As a matter of statutory interpretation, I think it’s clear that Congress never intended to delegate the power to magistrate judges to render Fourth Amendment rulings when faced with statutory court order applications. But even if you (mis)read the statute as trying to confer that power on magistrate judges, you have to reach the constitutional question: Does Article III allow Congress to give magistrate judges that power? It’s a complicated question, but I think there are major reasons to think the answer is no. The key problem, it seems to me, is that the process is not “under the district court’s total control and jurisdiction.” Peretz v. United States, 501 U.S. 923 (1991). Cases that have allowed magistrate judges to play a role in the criminal justice system have approved those roles on the theory that the magistrate judges are acting as adjuncts to the Article III trial judges. Decisionmaking by magistrate judges does not threaten Article III power because Article III trial judges remain in “total control” of the magistrates’ work.

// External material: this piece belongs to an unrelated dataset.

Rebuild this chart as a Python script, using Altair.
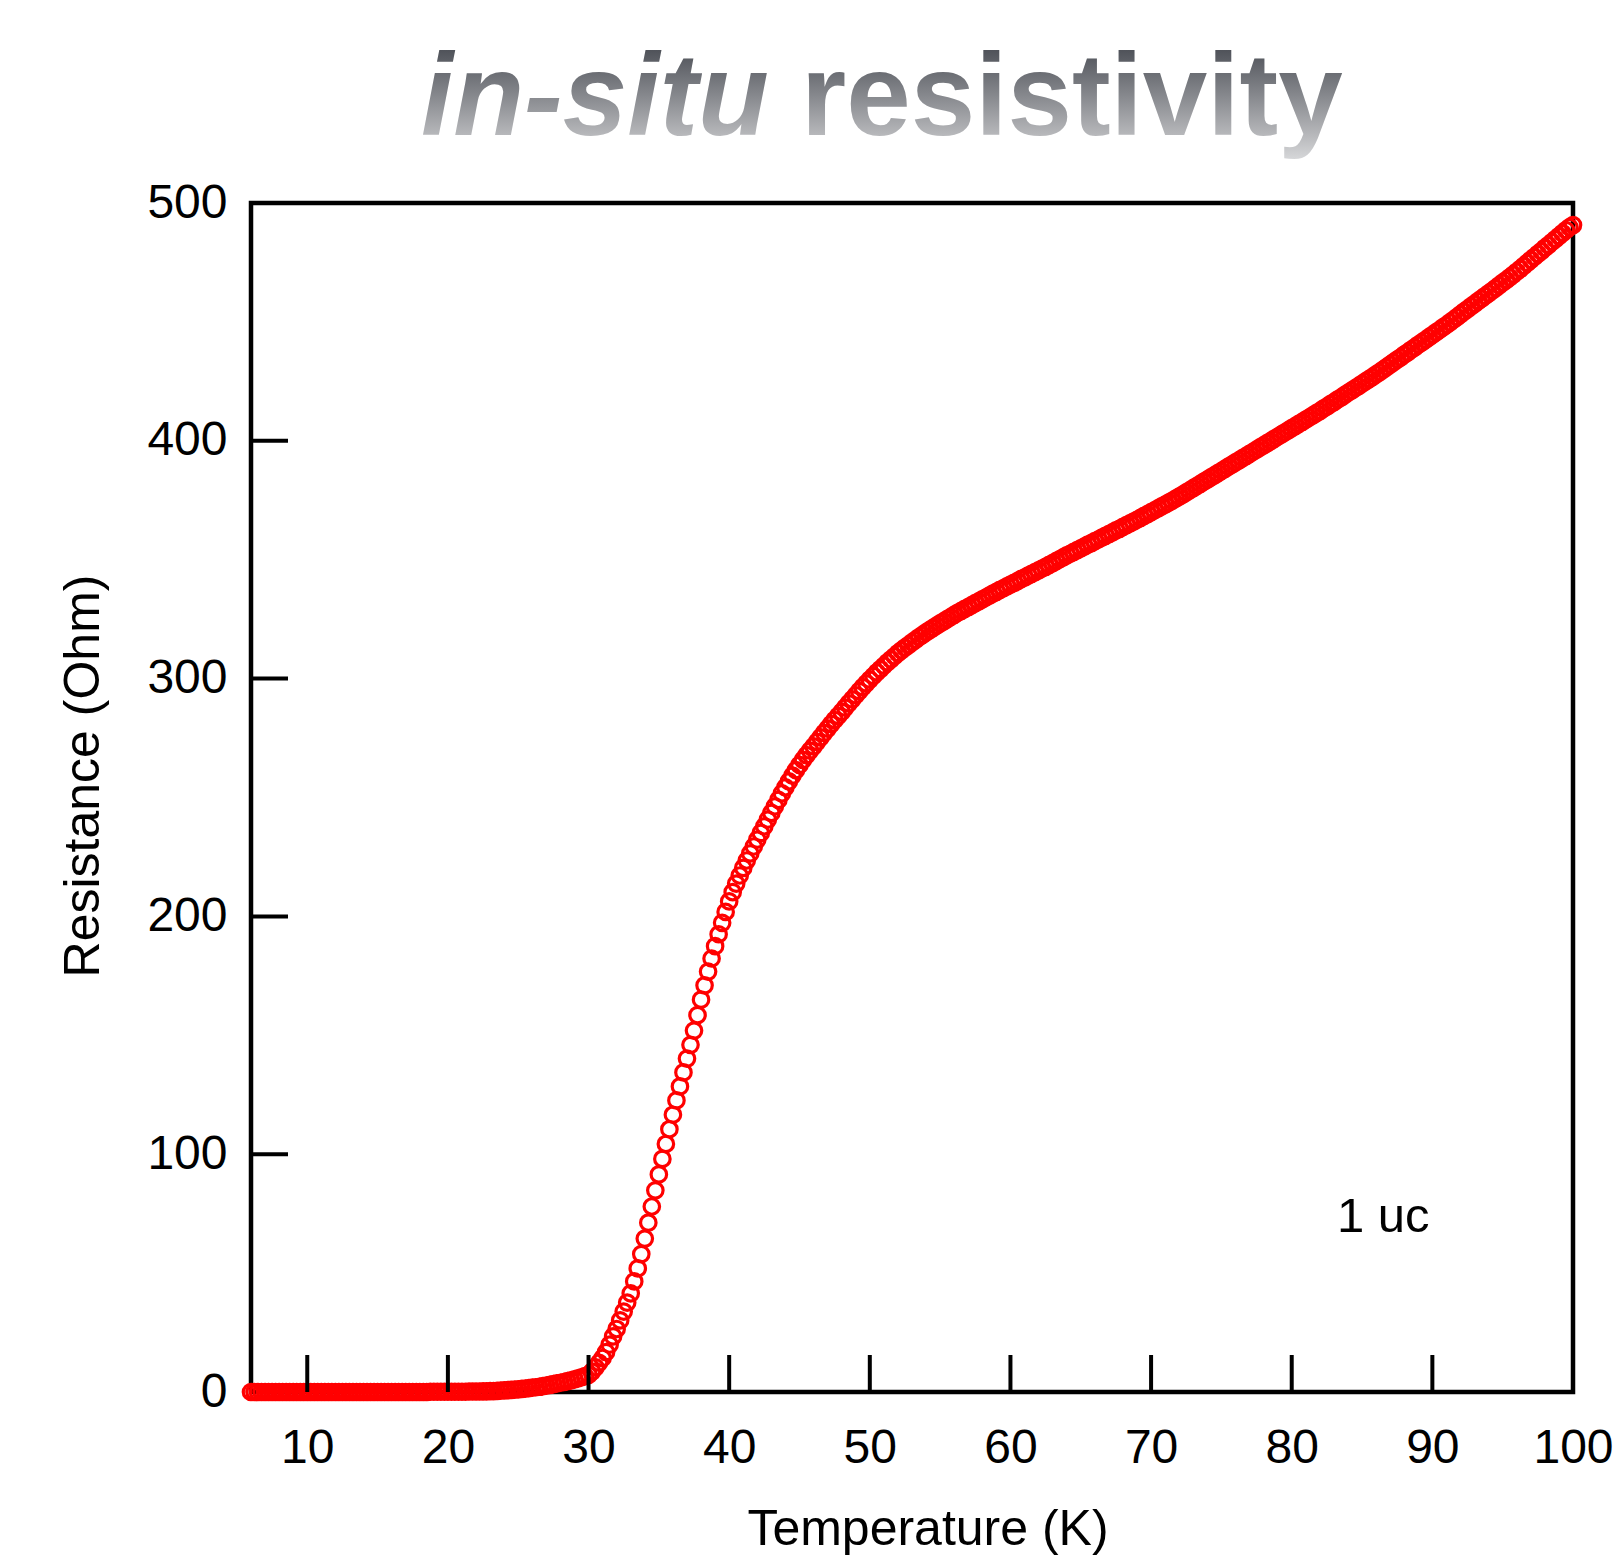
import altair as alt
import pandas as pd

# ---------------- data ----------------
temperature = [
    6.0, 6.25, 6.5, 6.75, 7.0, 7.25, 7.5, 7.75, 8.0, 8.25, 8.5, 8.75,
    9.0, 9.25, 9.5, 9.75, 10.0, 10.25, 10.5, 10.75, 11.0, 11.25, 11.5, 11.75,
    12.0, 12.25, 12.5, 12.75, 13.0, 13.25, 13.5, 13.75, 14.0, 14.25, 14.5, 14.75,
    15.0, 15.25, 15.5, 15.75, 16.0, 16.25, 16.5, 16.75, 17.0, 17.25, 17.5, 17.75,
    18.0, 18.25, 18.5, 18.75, 19.0, 19.25, 19.5, 19.75, 20.0, 20.25, 20.5, 20.75,
    21.0, 21.25, 21.5, 21.75, 22.0, 22.25, 22.5, 22.75, 23.0, 23.25, 23.5, 23.75,
    24.0, 24.25, 24.5, 24.75, 25.0, 25.25, 25.5, 25.75, 26.0, 26.25, 26.5, 26.75,
    27.0, 27.25, 27.5, 27.75, 28.0, 28.25, 28.5, 28.75, 29.0, 29.25, 29.5, 29.75,
    30.0, 30.25, 30.5, 30.75, 31.0, 31.25, 31.5, 31.75, 32.0, 32.25, 32.5, 32.75,
    33.0, 33.25, 33.5, 33.75, 34.0, 34.25, 34.5, 34.75, 35.0, 35.25, 35.5, 35.75,
    36.0, 36.25, 36.5, 36.75, 37.0, 37.25, 37.5, 37.75, 38.0, 38.25, 38.5, 38.75,
    39.0, 39.25, 39.5, 39.75, 40.0, 40.25, 40.5, 40.75, 41.0, 41.25, 41.5, 41.75,
    42.0, 42.25, 42.5, 42.75, 43.0, 43.25, 43.5, 43.75, 44.0, 44.25, 44.5, 44.75,
    45.0, 45.25, 45.5, 45.75, 46.0, 46.25, 46.5, 46.75, 47.0, 47.25, 47.5, 47.75,
    48.0, 48.25, 48.5, 48.75, 49.0, 49.25, 49.5, 49.75, 50.0, 50.25, 50.5, 50.75,
    51.0, 51.25, 51.5, 51.75, 52.0, 52.25, 52.5, 52.75, 53.0, 53.25, 53.5, 53.75,
    54.0, 54.25, 54.5, 54.75, 55.0, 55.25, 55.5, 55.75, 56.0, 56.25, 56.5, 56.75,
    57.0, 57.25, 57.5, 57.75, 58.0, 58.25, 58.5, 58.75, 59.0, 59.25, 59.5, 59.75,
    60.0, 60.25, 60.5, 60.75, 61.0, 61.25, 61.5, 61.75, 62.0, 62.25, 62.5, 62.75,
    63.0, 63.25, 63.5, 63.75, 64.0, 64.25, 64.5, 64.75, 65.0, 65.25, 65.5, 65.75,
    66.0, 66.25, 66.5, 66.75, 67.0, 67.25, 67.5, 67.75, 68.0, 68.25, 68.5, 68.75,
    69.0, 69.25, 69.5, 69.75, 70.0, 70.25, 70.5, 70.75, 71.0, 71.25, 71.5, 71.75,
    72.0, 72.25, 72.5, 72.75, 73.0, 73.25, 73.5, 73.75, 74.0, 74.25, 74.5, 74.75,
    75.0, 75.25, 75.5, 75.75, 76.0, 76.25, 76.5, 76.75, 77.0, 77.25, 77.5, 77.75,
    78.0, 78.25, 78.5, 78.75, 79.0, 79.25, 79.5, 79.75, 80.0, 80.25, 80.5, 80.75,
    81.0, 81.25, 81.5, 81.75, 82.0, 82.25, 82.5, 82.75, 83.0, 83.25, 83.5, 83.75,
    84.0, 84.25, 84.5, 84.75, 85.0, 85.25, 85.5, 85.75, 86.0, 86.25, 86.5, 86.75,
    87.0, 87.25, 87.5, 87.75, 88.0, 88.25, 88.5, 88.75, 89.0, 89.25, 89.5, 89.75,
    90.0, 90.25, 90.5, 90.75, 91.0, 91.25, 91.5, 91.75, 92.0, 92.25, 92.5, 92.75,
    93.0, 93.25, 93.5, 93.75, 94.0, 94.25, 94.5, 94.75, 95.0, 95.25, 95.5, 95.75,
    96.0, 96.25, 96.5, 96.75, 97.0, 97.25, 97.5, 97.75, 98.0, 98.25, 98.5, 98.75,
    99.0, 99.25, 99.5, 99.75, 100.0,
]

resistance = [
    0.0, 0.0, 0.0, 0.0, 0.0, 0.0, 0.0, 0.0, 0.0, 0.0, 0.0, 0.0,
    0.0, 0.0, 0.0, 0.0, 0.0, 0.0, 0.0, 0.0, 0.0, 0.0, 0.0, 0.0,
    0.0, 0.0, 0.0, 0.0, 0.0, 0.0, 0.0, 0.0, 0.0, 0.0, 0.0, 0.0,
    0.0, 0.0, 0.0, 0.0, 0.0, 0.0, 0.0, 0.0, 0.0, 0.0, 0.0, 0.0,
    0.0, 0.0, 0.0, 0.1, 0.1, 0.1, 0.1, 0.1, 0.1, 0.1, 0.1, 0.1,
    0.1, 0.1, 0.2, 0.2, 0.2, 0.2, 0.3, 0.3, 0.4, 0.4, 0.5, 0.6,
    0.7, 0.8, 0.9, 1.0, 1.1, 1.3, 1.4, 1.6, 1.8, 2.0, 2.2, 2.5,
    2.7, 3.0, 3.3, 3.6, 3.9, 4.2, 4.6, 4.9, 5.3, 5.7, 6.2, 6.7,
    7.2, 8.6, 10.4, 12.3, 14.3, 16.8, 19.9, 23.4, 26.5, 30.1, 33.8, 37.6,
    41.5, 46.5, 52.0, 58.0, 64.5, 71.2, 78.0, 84.8, 91.5, 98.0, 104.3, 110.5,
    116.6, 122.6, 128.5, 134.4, 140.2, 146.0, 152.0, 158.5, 165.0, 171.0, 176.8, 182.3,
    187.5, 192.5, 197.3, 201.9, 206.3, 210.2, 213.8, 217.2, 220.4, 223.5, 226.5, 229.4,
    232.3, 235.1, 237.9, 240.7, 243.5, 246.3, 249.0, 251.7, 254.3, 256.8, 259.2, 261.5,
    263.7, 265.8, 267.8, 269.7, 271.5, 273.4, 275.3, 277.2, 279.0, 280.9, 282.6, 284.3,
    286.0, 287.8, 289.6, 291.3, 293.0, 294.7, 296.4, 298.0, 299.6, 301.1, 302.6, 304.0,
    305.4, 306.8, 308.1, 309.4, 310.7, 311.9, 313.0, 314.1, 315.2, 316.3, 317.4, 318.4,
    319.4, 320.4, 321.3, 322.3, 323.2, 324.1, 325.0, 325.9, 326.8, 327.7, 328.5, 329.3,
    330.1, 330.9, 331.7, 332.5, 333.3, 334.1, 334.9, 335.7, 336.5, 337.3, 338.0, 338.8,
    339.5, 340.3, 341.0, 341.8, 342.5, 343.3, 344.0, 344.8, 345.5, 346.3, 347.0, 347.8,
    348.6, 349.4, 350.2, 351.0, 351.8, 352.5, 353.3, 354.0, 354.8, 355.5, 356.3, 357.0,
    357.8, 358.5, 359.3, 360.0, 360.8, 361.5, 362.3, 363.0, 363.8, 364.5, 365.3, 366.0,
    366.8, 367.6, 368.4, 369.2, 370.0, 370.8, 371.6, 372.4, 373.2, 374.0, 374.8, 375.7,
    376.5, 377.4, 378.3, 379.2, 380.1, 381.0, 381.9, 382.8, 383.7, 384.6, 385.5, 386.4,
    387.3, 388.2, 389.1, 390.0, 390.9, 391.8, 392.7, 393.6, 394.5, 395.4, 396.3, 397.2,
    398.1, 399.0, 399.9, 400.8, 401.7, 402.6, 403.5, 404.4, 405.3, 406.2, 407.1, 408.0,
    408.9, 409.8, 410.7, 411.6, 412.5, 413.5, 414.4, 415.4, 416.3, 417.3, 418.2, 419.2,
    420.2, 421.1, 422.1, 423.0, 424.0, 425.0, 425.9, 426.9, 427.9, 428.9, 429.9, 431.0,
    432.0, 433.1, 434.1, 435.1, 436.2, 437.2, 438.3, 439.3, 440.4, 441.4, 442.4, 443.5,
    444.5, 445.6, 446.6, 447.7, 448.7, 449.8, 450.9, 452.0, 453.2, 454.3, 455.4, 456.5,
    457.6, 458.7, 459.8, 460.9, 462.0, 463.1, 464.2, 465.4, 466.5, 467.6, 468.7, 469.9,
    471.1, 472.3, 473.6, 474.8, 476.1, 477.3, 478.6, 479.8, 481.1, 482.3, 483.6, 484.8,
    486.1, 487.3, 488.6, 489.8, 490.7,
]

x_tick_labels = [10, 20, 30, 40, 50, 60, 70, 80, 90, 100]
y_tick_labels = [0, 100, 200, 300, 400, 500]
x_inner_ticks = [10, 20, 30, 40, 50, 60, 70, 80, 90]
y_inner_ticks = [100, 200, 300, 400]
x_domain = [6, 100]
y_domain = [0, 500]

title_italic = "in-situ"
title_bold = "resistivity"
x_title = "Temperature (K)"
y_title = "Resistance (Ohm)"
sample_label = "1 uc"

# ---------------- layout ----------------
W, H = 1322, 1189
FONT = "Arial, Liberation Sans, sans-serif"
TICK_LEN = 37

df = pd.DataFrame({"T": temperature, "R": resistance})
xs = alt.Scale(domain=x_domain, nice=False, zero=False)
ys = alt.Scale(domain=y_domain, nice=False, zero=False)

x_axis = alt.Axis(values=x_tick_labels, labelFontSize=48, labelFont=FONT,
                  labelColor="black", domain=False, ticks=False, tickSize=0,
                  grid=False, title=None, labelPadding=32, labelFlush=False,
                  labelOverlap=False)
y_axis = alt.Axis(values=y_tick_labels, labelFontSize=48, labelFont=FONT,
                  labelColor="black", domain=False, ticks=False, tickSize=0,
                  grid=False, title=None, labelPadding=24, labelFlush=False,
                  labelOverlap=False)

points = alt.Chart(df).mark_point(
    shape="circle", filled=False, color="#ff0000", strokeWidth=3.2,
    size=240, opacity=1
).encode(
    x=alt.X("T:Q", scale=xs, axis=x_axis),
    y=alt.Y("R:Q", scale=ys, axis=y_axis),
)

xt = alt.Chart(pd.DataFrame({"T": x_inner_ticks})).mark_rule(
    color="black", strokeWidth=4
).encode(
    x=alt.X("T:Q", scale=xs, axis=x_axis),
    y=alt.value(H), y2=alt.value(H - TICK_LEN),
)

yt = alt.Chart(pd.DataFrame({"R": y_inner_ticks})).mark_rule(
    color="black", strokeWidth=4
).encode(
    y=alt.Y("R:Q", scale=ys, axis=y_axis),
    x=alt.value(0), x2=alt.value(TICK_LEN),
)

grad = alt.LinearGradient(
    gradient="linear",
    stops=[
        alt.GradientStop(color="#3a3d43", offset=0.0),
        alt.GradientStop(color="#50535a", offset=0.16),
        alt.GradientStop(color="#85878c", offset=0.5),
        alt.GradientStop(color="#b5b6b9", offset=0.8),
        alt.GradientStop(color="#d6d7d9", offset=1.0),
    ],
    x1=0, x2=0, y1=0, y2=1,
)


def label(txt, **kw):
    enc = {}
    for k in ("x", "y"):
        enc[k] = alt.value(kw.pop(k))
    return alt.Chart(pd.DataFrame({"t": [txt]})).mark_text(**kw).encode(
        text="t:N", **enc)


t1 = label(title_italic, x=170, y=-68.5, align="left", baseline="alphabetic",
           font=FONT, fontSize=116, fontWeight="bold", fontStyle="italic",
           color=grad)
t2 = label(title_bold, x=550, y=-68.5, align="left", baseline="alphabetic",
           font=FONT, fontSize=116, fontWeight="bold", color=grad)
tx = label(x_title, x=677, y=1342, align="center", baseline="alphabetic",
           font=FONT, fontSize=50, color="black")
ty = label(y_title, x=-152, y=573, align="center", baseline="alphabetic",
           font=FONT, fontSize=50, color="black", angle=270)
tuc = label(sample_label, x=1086, y=1029, align="left", baseline="alphabetic",
            font=FONT, fontSize=49, color="black")

chart = alt.layer(points, xt, yt, t1, t2, tx, ty, tuc).properties(
    width=W, height=H,
    autosize=alt.AutoSizeParams(type="none"),
    padding={"left": 243, "top": 195, "right": 42, "bottom": 166},
).configure_view(stroke="black", strokeWidth=4.5)

chart.save("out.html", embed_options={"renderer": "svg", "actions": False})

But that is not true with the assertions of a magistrate’s power to prospectively decide Fourth Amendment questions when the government applies for an ex parte court order. The problem is that magistrate decisions are unreviewable by any Article III court if the magistrate judge grants the application. Imagine the magistrate judge receives an application and issues an opinion without any briefing. The opinion announces the relevant facts, and applies a new legal theory by which the Fourth Amendment is not violated by the conduct that the magistrate judge predicts will occur. The magistrate judge then submits the opinion to West to be published in the Federal Supplement. No one can overturn that ruling because no one can appeal it. The only party is the United States, and it received the order it applied for. The magistrate judge’s ruling — handed down with no briefing. no hearing, and no adversary process — is effectively final.
To be sure, Article III judges can get involved if the magistrate judge turns down the application. Even then, though, the involvement of later Article III judges is questionable. As I explained in my amicus brief, I don’t think the Court of Appeals has statutory subject matter jurisdiction over the appeal in the usual case: The Court has to exercise mandamus jurisdiction, and mandamus jurisdiction is limited to unusual instances. And even if there is statutory subject matter jurisdiction, the fact that no one can appeal if the government wins — at any stage — means that the Court of Appeals could issue a decision that is binding law in the circuit and yet unreviewable by the Supreme Court. Take the case of the Fifth Circuit cell-cite appeal. If the Fifth Circuit reaches the merits and rules that the Fourth Amendment imposes no limits on government access to cell-site data, that decision will be binding on federal courts in the Fifth Circuit and yet also unreviewable by the Supreme Court.
I haven’t delved enough into the caselaw to have a firm conclusion on whether such procedures interfere sufficiently with Article III prerogatives to violate Article III. But it seems like a serious question, at least, and that requires courts to construe any ambiguous statutory language to avoid the constitutional question. See United States v. Johnston, 258 F.3d 361, 363 (5th Cir. 2001) (“[W]e should avoid interpreting any legislation governing magistrate judges in such a fashion as to engender constitutional issues if a reasonable alternative posing no such issues is evident.”) All the more reason to read 18 U.S.C. 2703(d) as requiring magistrate judges to issue applications when the statutory threshold is met, which is what Congress intended anyway.
UPDATE: The comment thread pushes me to answer an important question: How can Congress give magistrates the power to review 18 U.S.C. 2703(d) applications for compliance with the statutory threshold if it might lack the power to let magistrates reach constitutional rulings? The reason is that reviewing an ex parte application for compliance with a statutory threshold is not an exercise of Article III judicial power. To see why, consider the law of search warrants. Under Shadwick v. City of Tampa, 407 U.S. 345 (1972), the power to issue warrants is not reserved to judges. Any neutral official can issue Fourth Amendment warrants. For example, Shadwick concluded that a mere court clerk could issue warrants, and it left open the possibility than an official with no connection to the judiciary at all could so as well. If non-judges can issue warrants under the Fourth Amendment, it seems to follow that the act of reviewing ex parte applications — whether they are for warrants, 2703(d) orders, or other orders — is not an exercise of the judicial power for Article III purposes. Congress is thus free to give magistrate judges the power to review ex parte court orders: It can give magistrates the power to review ex parte applications for compliance with a legal standard and either sign or not sign the order. Congress can also give this power to state court judges, too, which it did by statute in the case of 2703(d) orders. But that’s pretty different from the power claimed here, which is the power to issue a judicial decision entering a ruling on how the Constitution applies to a particular set of facts. That claim is a claim to exercise the Article III power to say what the law is and announce the rules that the executive branch must follow. That power has to be reserved to Article III judges.